“They won't listen. Do you know why? Because they have certain fixed notions about the past. Any change would be blasphemy in their eyes, even if it were the truth. They don't want the truth; they want their traditions.” ~Isaac Asimov, Pebble in the Sky
I’ll never forget the wonderful teacher I had for Honors English my first year in college. Like the other mentors in my life, he began to teach me by first challenging my assumptions. “How do you know what you think you know?” he asked. By this question he introduced me to the study of knowledge (epistemology), and in particular, the knowledge that may be imparted via books, both fiction and non-fiction.
How do you know what you think you know? It seems to me that the older we grow, the less we question reality. The Talmud warns, “We do not see things as they are; we see them as we are.” We jokingly disparage others’ world views, asking, “What color is the sky in your little world?” But we rarely question the color of the sky in our own.
Independent, verifiable proof is one of the benefits of science and scientific thought, as I have previously written. Other people may verify our claims of reality for themselves if we publish our data sets and our experiments are reproducible. But even if everyone accepts the validity of our data, we rarely agree on what we should do about it. Science can answer life’s “What?” questions, and even the “How?” and “When?” questions, but the “Why?” questions remain the subject of religion and philosophy, and the “What should we do about it?” questions, the subject of politics and public policy. “Ay, there's the rub,” as Shakespeare might say.

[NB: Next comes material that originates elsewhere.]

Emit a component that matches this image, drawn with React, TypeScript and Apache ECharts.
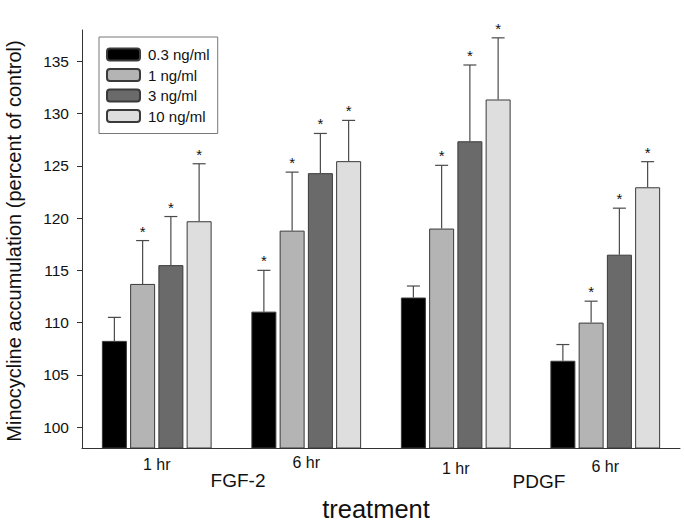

So we have two problems. To get things done, we first must agree on the facts. Then we have to agree what we should do with this information. In formal logic, this is an “A AND B” situation. Just getting to A is a problem, as humans appear to be “hard-wired” to view the world in certain ways, and to filter all incoming data according to these world views: “Your What does not fit within my Why philosophy.” We selectively accept the data that fits with our world view, and reject that which does not (“confirmation bias”).